Its shocking how organizations are compromised due to administration carelessness such as using default passwords or advertising sensitive information on public sources. Many companies purchase top dollar security solutions however fail at addressing the most common security weakness; enforcing thorough security policies. One popular reconnaissance technic known as Google Hacking (however can use other search engines) can expose confidential information, vulnerabilities and login credentials using Internet search engines. Here are some tips to avoid being abused by Google Hacking or other reconnaissance techniques.
Anything facing the Internet should have very strict security policies implemented to defend against hackers. For starters, all default passwords should be changed using a strong policy. Strong password formats do not contain words found in spoken languages including changing letters to other characters (IE: Ex@mp1e would be considered weak). An example of a good password format is using the first or last letter of a sentence plus numbers and special characters (IE: This Blog Talks About Many Crazy Things CONVERTED WITH FIRST LETTER OF EACH WORD = tbtamct135@!). Also length, expiration time and number of factors impact password security strength. More on passwords can be found HERE
HERE is an example list of default passwords for popular network devices. It’s common to uncover default logins on small neighborhood wireless networks however my team finds default information on large corporate systems as well using targeted Google Hacking queries. Some examples are searching #-Frontpage- inurl:administrator.pwd or inurl:odbc.ini ext:ini –csv for Microsoft and ODBC passwords. Some automated hacker tools use Google Hacking queries to gather system information prior to launching exploits and password cracking efforts. Don’t be a victim to weak passwords!
Know What Is Public Facing:
It is key to protect sensitive information such as vulnerability reports, employee information and confidential records. There are great tools available to audit for sensitive information such as data loss prevention products and compliance tools (more on DLP HERE). Crazy enough, sometimes administrators unknowingly let audit results for confidential information leak to public search engines. One example is searching for audit report headers (IE “This Report Was Generated By Nessus”) to identify vulnerable targets without setting off alarms using penetration testing techniques. Another example is searching for phases such as Classified via intext:classified COMPANY to find sensitive corporate information. Its shocking what is out there.
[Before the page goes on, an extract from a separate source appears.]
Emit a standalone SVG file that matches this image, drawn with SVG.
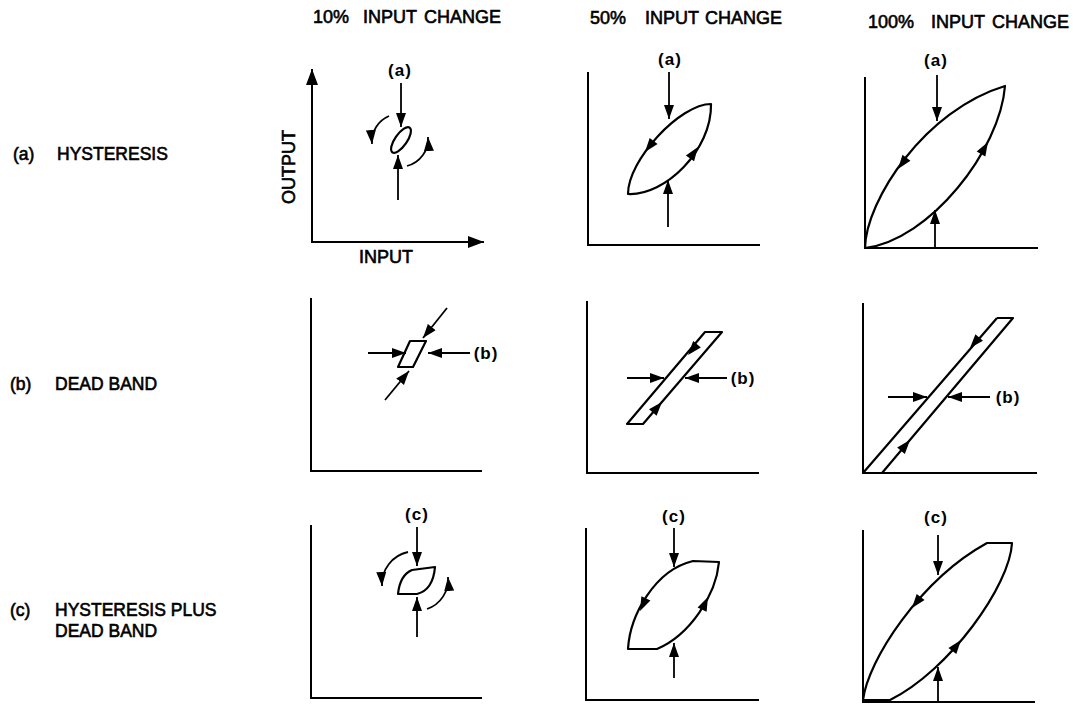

Some fun search terms are looking for cameras using queries such as Linksys inurl:main.cgi or ViewerFrame?Mode= . Be careful, some people don’t know they are in front of a live camera. Seriously, try it! You can move around cameras and see different parts of the world 🙂
A really good source for finding Google Hacking search terms is Hackers For Charity GHDB (Google Hacking Database) found HERE or at johhny.ihackstuff.com
Harden Web Servers and Applications:
There are vulnerabilities in web applications that automated malicious applications can identify though Google Hacking. Best practice is using strong security procedures for developing web applications as well as hardening all hosting systems. There are companies such as Cenzic, McAfee and Radware that offer solutions to protect against web based attacks such as cross site scripting. It is also important to verify what is included in source code as well as search engine exclusion lists such as a Robots.txt file typically used to hide information from search engines. Best practice is hiring professionals to simulate hacker activity through a full penetration test. Vulnerability tools are good however only penetration testing will confirm how vulnerable you really are to Google Hacking as well as other attacks. Best practice is also to secure any audit findings from tools and contractors.
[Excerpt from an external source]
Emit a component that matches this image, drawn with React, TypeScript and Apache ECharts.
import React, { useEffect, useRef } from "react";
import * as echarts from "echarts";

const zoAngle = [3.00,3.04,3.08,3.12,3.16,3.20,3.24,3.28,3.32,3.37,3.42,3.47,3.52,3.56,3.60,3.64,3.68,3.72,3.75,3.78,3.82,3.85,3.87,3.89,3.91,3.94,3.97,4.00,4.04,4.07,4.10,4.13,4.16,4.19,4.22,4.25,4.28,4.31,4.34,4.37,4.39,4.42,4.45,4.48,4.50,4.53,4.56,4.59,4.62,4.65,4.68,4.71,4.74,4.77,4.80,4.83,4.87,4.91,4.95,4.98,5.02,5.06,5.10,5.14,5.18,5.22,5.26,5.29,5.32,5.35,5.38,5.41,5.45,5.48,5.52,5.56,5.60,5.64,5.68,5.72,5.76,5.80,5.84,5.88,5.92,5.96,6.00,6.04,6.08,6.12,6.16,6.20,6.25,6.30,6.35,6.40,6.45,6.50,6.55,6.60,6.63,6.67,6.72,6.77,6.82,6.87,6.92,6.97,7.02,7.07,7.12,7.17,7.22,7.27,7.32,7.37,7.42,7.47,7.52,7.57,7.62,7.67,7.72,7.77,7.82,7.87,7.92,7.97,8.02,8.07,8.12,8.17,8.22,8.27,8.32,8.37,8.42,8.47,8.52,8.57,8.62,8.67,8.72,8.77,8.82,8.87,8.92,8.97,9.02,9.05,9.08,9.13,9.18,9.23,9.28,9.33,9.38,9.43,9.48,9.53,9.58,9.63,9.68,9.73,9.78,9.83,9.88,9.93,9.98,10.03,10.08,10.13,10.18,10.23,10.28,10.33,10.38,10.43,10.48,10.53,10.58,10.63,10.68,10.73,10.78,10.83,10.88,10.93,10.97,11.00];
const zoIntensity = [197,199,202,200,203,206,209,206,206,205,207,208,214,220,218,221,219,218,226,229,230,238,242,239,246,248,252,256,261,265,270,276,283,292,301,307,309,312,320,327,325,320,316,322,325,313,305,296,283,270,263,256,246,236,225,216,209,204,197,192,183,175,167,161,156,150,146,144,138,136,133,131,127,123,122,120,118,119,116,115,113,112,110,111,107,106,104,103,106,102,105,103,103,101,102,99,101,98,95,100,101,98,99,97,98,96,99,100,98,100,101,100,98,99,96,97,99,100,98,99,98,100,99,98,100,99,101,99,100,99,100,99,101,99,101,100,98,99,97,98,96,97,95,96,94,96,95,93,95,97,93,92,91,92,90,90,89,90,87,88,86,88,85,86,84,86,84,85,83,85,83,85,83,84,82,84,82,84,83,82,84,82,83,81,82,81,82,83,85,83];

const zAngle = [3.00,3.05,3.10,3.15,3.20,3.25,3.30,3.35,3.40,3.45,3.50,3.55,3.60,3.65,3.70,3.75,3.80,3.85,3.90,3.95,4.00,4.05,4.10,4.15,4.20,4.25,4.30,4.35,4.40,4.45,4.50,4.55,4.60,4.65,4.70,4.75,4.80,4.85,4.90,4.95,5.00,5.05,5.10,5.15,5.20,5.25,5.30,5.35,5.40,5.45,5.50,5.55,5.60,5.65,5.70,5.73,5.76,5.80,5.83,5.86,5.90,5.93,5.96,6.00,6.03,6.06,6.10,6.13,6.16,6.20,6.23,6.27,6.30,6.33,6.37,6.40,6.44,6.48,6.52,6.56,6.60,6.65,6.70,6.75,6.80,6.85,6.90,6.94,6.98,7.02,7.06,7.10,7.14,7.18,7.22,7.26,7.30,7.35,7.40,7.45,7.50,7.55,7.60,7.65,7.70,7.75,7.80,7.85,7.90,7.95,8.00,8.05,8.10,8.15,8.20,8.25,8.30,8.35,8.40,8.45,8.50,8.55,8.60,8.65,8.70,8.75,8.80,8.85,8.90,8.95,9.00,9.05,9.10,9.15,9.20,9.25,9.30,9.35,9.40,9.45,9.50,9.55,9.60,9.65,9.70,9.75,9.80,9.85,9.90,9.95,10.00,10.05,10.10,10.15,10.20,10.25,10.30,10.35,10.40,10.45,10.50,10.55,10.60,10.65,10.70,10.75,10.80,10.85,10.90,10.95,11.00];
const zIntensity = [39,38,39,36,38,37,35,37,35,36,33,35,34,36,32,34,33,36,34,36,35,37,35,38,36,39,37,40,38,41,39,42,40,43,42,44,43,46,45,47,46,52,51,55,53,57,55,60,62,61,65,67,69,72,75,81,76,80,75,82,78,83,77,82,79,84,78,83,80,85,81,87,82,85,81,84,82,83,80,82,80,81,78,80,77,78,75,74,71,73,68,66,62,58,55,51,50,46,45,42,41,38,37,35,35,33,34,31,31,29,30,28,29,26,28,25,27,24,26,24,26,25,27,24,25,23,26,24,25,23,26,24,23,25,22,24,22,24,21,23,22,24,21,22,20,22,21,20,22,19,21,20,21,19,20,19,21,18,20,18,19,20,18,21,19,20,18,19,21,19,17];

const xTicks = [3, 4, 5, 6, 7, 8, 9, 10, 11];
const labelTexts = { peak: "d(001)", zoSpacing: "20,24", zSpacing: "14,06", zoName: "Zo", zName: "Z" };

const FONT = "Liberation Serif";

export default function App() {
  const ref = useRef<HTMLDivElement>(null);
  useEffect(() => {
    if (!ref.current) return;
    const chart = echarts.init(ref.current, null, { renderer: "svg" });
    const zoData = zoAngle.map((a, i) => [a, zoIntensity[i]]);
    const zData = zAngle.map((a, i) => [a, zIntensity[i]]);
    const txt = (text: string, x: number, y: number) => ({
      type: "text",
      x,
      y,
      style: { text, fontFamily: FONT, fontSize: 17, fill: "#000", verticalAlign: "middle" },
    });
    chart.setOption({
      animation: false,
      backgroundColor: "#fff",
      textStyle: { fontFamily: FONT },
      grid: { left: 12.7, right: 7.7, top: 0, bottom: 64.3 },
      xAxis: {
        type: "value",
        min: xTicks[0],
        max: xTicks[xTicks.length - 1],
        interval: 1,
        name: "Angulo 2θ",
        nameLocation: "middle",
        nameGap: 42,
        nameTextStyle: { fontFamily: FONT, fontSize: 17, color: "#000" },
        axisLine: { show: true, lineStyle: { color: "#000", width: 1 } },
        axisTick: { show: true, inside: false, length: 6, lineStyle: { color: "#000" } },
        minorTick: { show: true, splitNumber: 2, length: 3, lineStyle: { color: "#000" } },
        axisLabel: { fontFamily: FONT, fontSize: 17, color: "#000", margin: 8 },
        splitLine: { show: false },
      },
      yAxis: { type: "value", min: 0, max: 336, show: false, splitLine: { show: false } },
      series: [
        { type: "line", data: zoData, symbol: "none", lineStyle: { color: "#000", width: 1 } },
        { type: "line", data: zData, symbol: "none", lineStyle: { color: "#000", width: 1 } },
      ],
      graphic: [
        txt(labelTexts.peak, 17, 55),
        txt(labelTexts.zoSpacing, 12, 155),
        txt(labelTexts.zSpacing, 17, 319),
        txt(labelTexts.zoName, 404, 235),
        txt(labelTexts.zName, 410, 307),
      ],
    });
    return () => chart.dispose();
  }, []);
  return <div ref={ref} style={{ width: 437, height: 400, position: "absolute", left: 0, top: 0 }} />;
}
Its very important to understand that removing things from the Internet doesn’t guarantee people can’t find them. There are sources such as archive.org and searching a website/robots.txt to identify what content is being hidden or has once been exposed. You may secure things now however an older version may be available displaying sensitive information.
Go ahead and try Google Hacking your organization. What do you see when you google YOURCOMPANY intext:confidential copyright or YOURCOMPANY intitle:index.of inbox dbx to find outlook inboxes. Go to johhny.ihackstuff.com and run some queries against your organization. You can also find more on Google Hacking online and in Google Hacking for Penetration Testers Volume 2 book by Johnny Long.